What to do:
Reproduce the listing below exactly, minus its pictures.

Raw data:
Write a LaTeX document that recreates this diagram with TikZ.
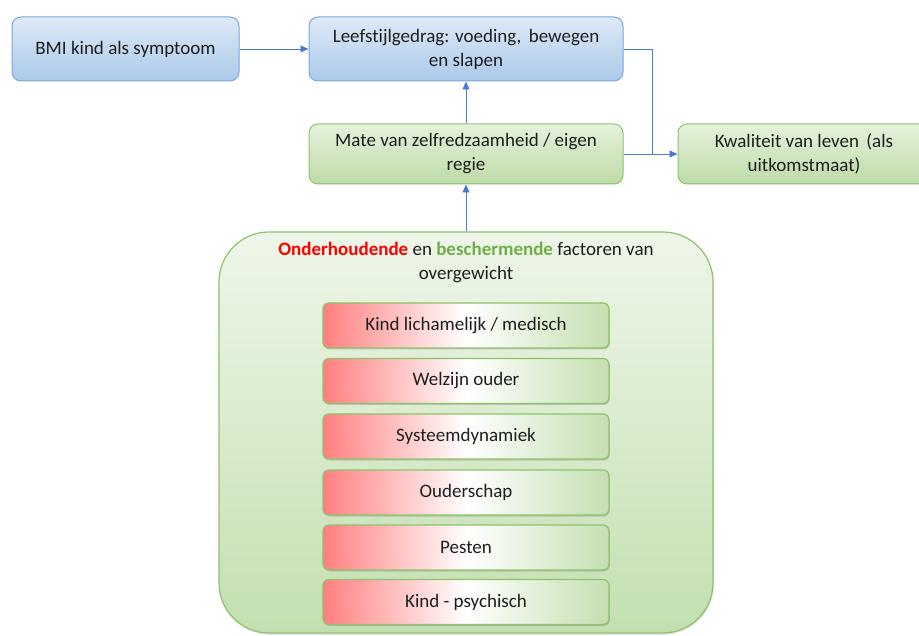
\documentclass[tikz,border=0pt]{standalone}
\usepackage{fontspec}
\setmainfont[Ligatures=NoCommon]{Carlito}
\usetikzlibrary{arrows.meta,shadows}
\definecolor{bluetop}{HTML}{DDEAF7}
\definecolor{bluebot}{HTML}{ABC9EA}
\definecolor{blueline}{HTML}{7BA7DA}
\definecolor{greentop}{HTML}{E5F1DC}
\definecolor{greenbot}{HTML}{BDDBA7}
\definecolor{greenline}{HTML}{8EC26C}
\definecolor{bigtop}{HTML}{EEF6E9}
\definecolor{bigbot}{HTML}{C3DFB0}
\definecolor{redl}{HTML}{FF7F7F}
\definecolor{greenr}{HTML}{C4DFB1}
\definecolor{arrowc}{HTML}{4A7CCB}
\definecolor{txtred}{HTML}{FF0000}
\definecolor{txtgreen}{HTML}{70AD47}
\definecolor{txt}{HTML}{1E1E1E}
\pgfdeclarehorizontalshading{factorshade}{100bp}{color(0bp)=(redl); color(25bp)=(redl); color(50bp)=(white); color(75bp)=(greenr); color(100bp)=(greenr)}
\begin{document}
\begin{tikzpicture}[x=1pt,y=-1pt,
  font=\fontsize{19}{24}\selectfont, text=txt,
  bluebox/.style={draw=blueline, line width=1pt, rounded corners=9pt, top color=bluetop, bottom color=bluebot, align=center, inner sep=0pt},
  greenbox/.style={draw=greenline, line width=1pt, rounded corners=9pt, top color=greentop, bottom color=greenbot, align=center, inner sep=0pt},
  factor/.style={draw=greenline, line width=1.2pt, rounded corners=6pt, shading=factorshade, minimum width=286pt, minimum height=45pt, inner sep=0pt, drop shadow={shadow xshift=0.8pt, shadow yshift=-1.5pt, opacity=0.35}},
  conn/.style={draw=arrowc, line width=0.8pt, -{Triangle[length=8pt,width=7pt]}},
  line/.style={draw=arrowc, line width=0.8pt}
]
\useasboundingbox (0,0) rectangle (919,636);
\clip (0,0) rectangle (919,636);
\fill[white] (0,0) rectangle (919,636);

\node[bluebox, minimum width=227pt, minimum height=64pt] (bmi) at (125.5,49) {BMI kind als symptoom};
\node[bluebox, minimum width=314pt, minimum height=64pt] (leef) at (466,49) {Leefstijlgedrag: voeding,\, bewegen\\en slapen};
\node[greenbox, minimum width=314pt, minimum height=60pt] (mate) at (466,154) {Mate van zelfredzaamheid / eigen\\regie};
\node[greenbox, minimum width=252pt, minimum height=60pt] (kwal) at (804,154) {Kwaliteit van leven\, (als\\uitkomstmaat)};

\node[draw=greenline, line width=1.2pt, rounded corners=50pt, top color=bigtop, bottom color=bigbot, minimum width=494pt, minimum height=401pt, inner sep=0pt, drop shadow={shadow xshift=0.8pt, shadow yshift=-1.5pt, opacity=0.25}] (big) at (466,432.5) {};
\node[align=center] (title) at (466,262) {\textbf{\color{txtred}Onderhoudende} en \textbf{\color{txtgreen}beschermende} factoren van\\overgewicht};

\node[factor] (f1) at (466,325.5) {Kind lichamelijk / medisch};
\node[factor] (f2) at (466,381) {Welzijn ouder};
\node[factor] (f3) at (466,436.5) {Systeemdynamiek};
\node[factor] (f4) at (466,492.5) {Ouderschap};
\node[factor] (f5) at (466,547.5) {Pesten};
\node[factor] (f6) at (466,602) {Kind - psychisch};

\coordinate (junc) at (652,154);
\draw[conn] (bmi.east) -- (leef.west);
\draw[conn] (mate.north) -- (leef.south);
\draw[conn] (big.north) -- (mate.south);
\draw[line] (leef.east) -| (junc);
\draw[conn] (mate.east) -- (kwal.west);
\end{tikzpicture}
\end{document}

Completed task:
Write a LaTeX document that recreates this diagram with TikZ.
\documentclass[tikz,border=0pt]{standalone}
\usepackage{fontspec}
\setmainfont[Ligatures=NoCommon]{Carlito}
\usetikzlibrary{arrows.meta,shadows}
\definecolor{bluetop}{HTML}{DDEAF7}
\definecolor{bluebot}{HTML}{ABC9EA}
\definecolor{blueline}{HTML}{7BA7DA}
\definecolor{greentop}{HTML}{E5F1DC}
\definecolor{greenbot}{HTML}{BDDBA7}
\definecolor{greenline}{HTML}{8EC26C}
\definecolor{bigtop}{HTML}{EEF6E9}
\definecolor{bigbot}{HTML}{C3DFB0}
\definecolor{redl}{HTML}{FF7F7F}
\definecolor{greenr}{HTML}{C4DFB1}
\definecolor{arrowc}{HTML}{4A7CCB}
\definecolor{txtred}{HTML}{FF0000}
\definecolor{txtgreen}{HTML}{70AD47}
\definecolor{txt}{HTML}{1E1E1E}
\pgfdeclarehorizontalshading{factorshade}{100bp}{color(0bp)=(redl); color(25bp)=(redl); color(50bp)=(white); color(75bp)=(greenr); color(100bp)=(greenr)}
\begin{document}
\begin{tikzpicture}[x=1pt,y=-1pt,
  font=\fontsize{19}{24}\selectfont, text=txt,
  bluebox/.style={draw=blueline, line width=1pt, rounded corners=9pt, top color=bluetop, bottom color=bluebot, align=center, inner sep=0pt},
  greenbox/.style={draw=greenline, line width=1pt, rounded corners=9pt, top color=greentop, bottom color=greenbot, align=center, inner sep=0pt},
  factor/.style={draw=greenline, line width=1.2pt, rounded corners=6pt, shading=factorshade, minimum width=286pt, minimum height=45pt, inner sep=0pt, drop shadow={shadow xshift=0.8pt, shadow yshift=-1.5pt, opacity=0.35}},
  conn/.style={draw=arrowc, line width=0.8pt, -{Triangle[length=8pt,width=7pt]}},
  line/.style={draw=arrowc, line width=0.8pt}
]
\useasboundingbox (0,0) rectangle (919,636);
\clip (0,0) rectangle (919,636);
\fill[white] (0,0) rectangle (919,636);

\node[bluebox, minimum width=227pt, minimum height=64pt] (bmi) at (125.5,49) {BMI kind als symptoom};
\node[bluebox, minimum width=314pt, minimum height=64pt] (leef) at (466,49) {Leefstijlgedrag: voeding,\, bewegen\\en slapen};
\node[greenbox, minimum width=314pt, minimum height=60pt] (mate) at (466,154) {Mate van zelfredzaamheid / eigen\\regie};
\node[greenbox, minimum width=252pt, minimum height=60pt] (kwal) at (804,154) {Kwaliteit van leven\, (als\\uitkomstmaat)};

\node[draw=greenline, line width=1.2pt, rounded corners=50pt, top color=bigtop, bottom color=bigbot, minimum width=494pt, minimum height=401pt, inner sep=0pt, drop shadow={shadow xshift=0.8pt, shadow yshift=-1.5pt, opacity=0.25}] (big) at (466,432.5) {};
\node[align=center] (title) at (466,262) {\textbf{\color{txtred}Onderhoudende} en \textbf{\color{txtgreen}beschermende} factoren van\\overgewicht};

\node[factor] (f1) at (466,325.5) {Kind lichamelijk / medisch};
\node[factor] (f2) at (466,381) {Welzijn ouder};
\node[factor] (f3) at (466,436.5) {Systeemdynamiek};
\node[factor] (f4) at (466,492.5) {Ouderschap};
\node[factor] (f5) at (466,547.5) {Pesten};
\node[factor] (f6) at (466,602) {Kind - psychisch};

\coordinate (junc) at (652,154);
\draw[conn] (bmi.east) -- (leef.west);
\draw[conn] (mate.north) -- (leef.south);
\draw[conn] (big.north) -- (mate.south);
\draw[line] (leef.east) -| (junc);
\draw[conn] (mate.east) -- (kwal.west);
\end{tikzpicture}
\end{document}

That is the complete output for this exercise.